In fact, the gospels might have made the world worse. Girard himself admitted this. What the gospels unmasked was the sacred legitimacy of sacrifice in archaic religions. The gospels demythologized the practices of ancient sacrifice. And in doing so, the gospels robbed mimetic rivalry of its cathartic release valve going forward. And without that cathartic release, violence would escalate. As Girard has written, "Christ’s Passion unveiled the sacrificial origin of humanity once and for all. It dismantled the sacred and revealed its violence. And yet, the Passion freed violence at the same time that it freed holiness." Archaic violence had been bound in "fetters" due to the sacrificial systems, constrained and limited, but this violence was "unshackled by the Passion--with the result of liberating planet-wide violence." Girard unpacks this:
By accepting to be crucified, Christ brought to light what had been “hidden since the foundation of the world”—the foundation itself, the unanimous murder that appeared in broad daylight for the first time on the Cross. In order to function, archaic religions need to hide their founding murder, which was being repeated continually in ritual sacrifices, thereby protecting human societies from their own violence. By revealing the founding murder, Christianity destroyed the ignorance and superstition that are indispensable to such religions. It thus made possible an advance in knowledge that was until then unimaginable.
Freed of sacrificial constraints, the human mind invented science, technology, and all the best and worst of culture. Our civilization is the most creative and powerful ever known, but also the most fragile and threatened because it no longer has the safety rails of archaic religion. Without sacrifice in the broad sense, it could destroy itself if it does not take care, which clearly it is not doing.
Girard goes further and makes the provocative claim that "Christianity is the only religion that has foreseen its own failure." This is the vision that unfolds in Revelation. The gospels do not save the world. The world is doomed.
What the gospels do provide is apocalypse. Revelation. Unmaking. Exposure. History has been laid bare. And in this unveiling, a pathway toward salvation is opened. As Peter declared in the very first gospel message in Acts 2, “Save yourselves from this corrupt generation.” And as Revelation pleads in regards to Babylon:
“‘Come out of her, my people,’
so that you will not share in her sins,
so that you will not receive any of her plagues;
for her sins are piled up to heaven,
and God has remembered her crimes."
And Babylon is then destroyed. John 3 puts it this way:
This is the verdict: Light has come into the world, but people loved darkness instead of light because their deeds were evil.Or, as Jesus said: "For wide is the gate and broad is the road that leads to destruction, and many enter through it. But small is the gate and narrow the road that leads to life, and only a few find it."

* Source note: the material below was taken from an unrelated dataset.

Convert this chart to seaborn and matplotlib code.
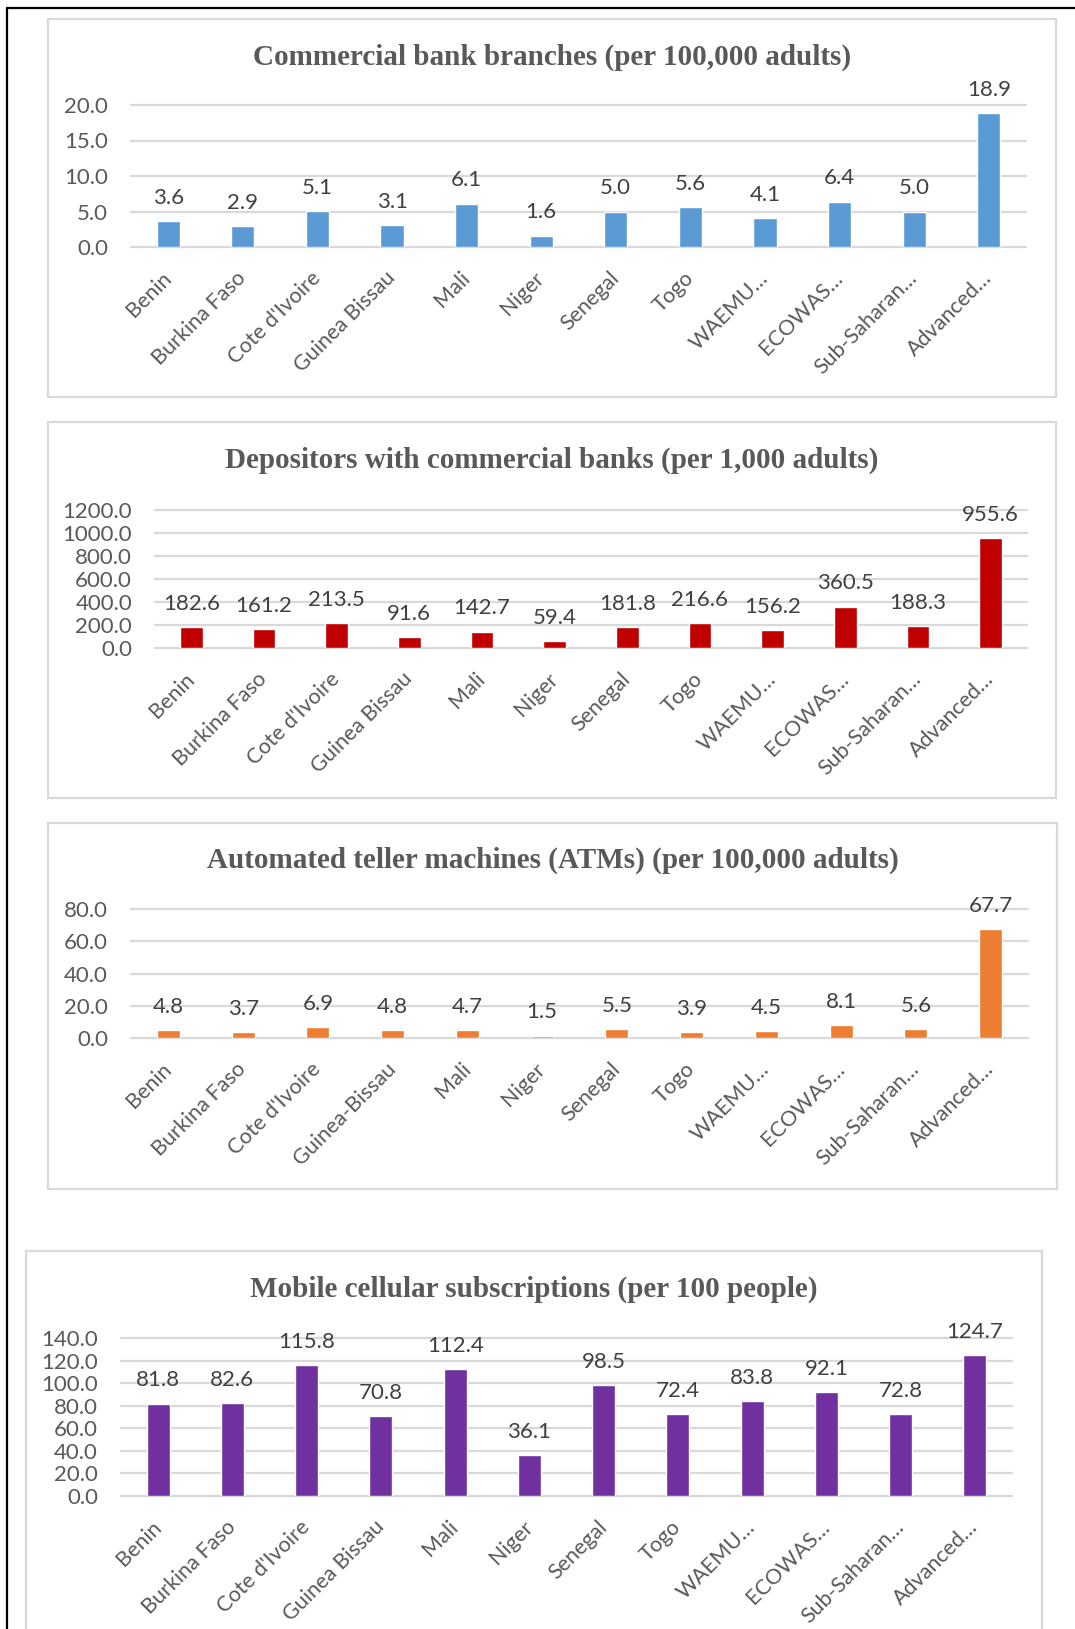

As Tolkien observed, history is a long defeat. As depicted in Revelation, we will not be saved from within history. Help must come from the outside. Salvation must be a eucatastrophe.
As Girard admitted, the scapegoating mechanism might have been unmasked in Christ's Passion, the light coming into the world, but that exposure has not turned the tide of violence within history. People love the darkness. What the gospels have given us, however, is moral clarity. The cross has gifted us illumination. The light shines. But the path is narrow. And the time is short.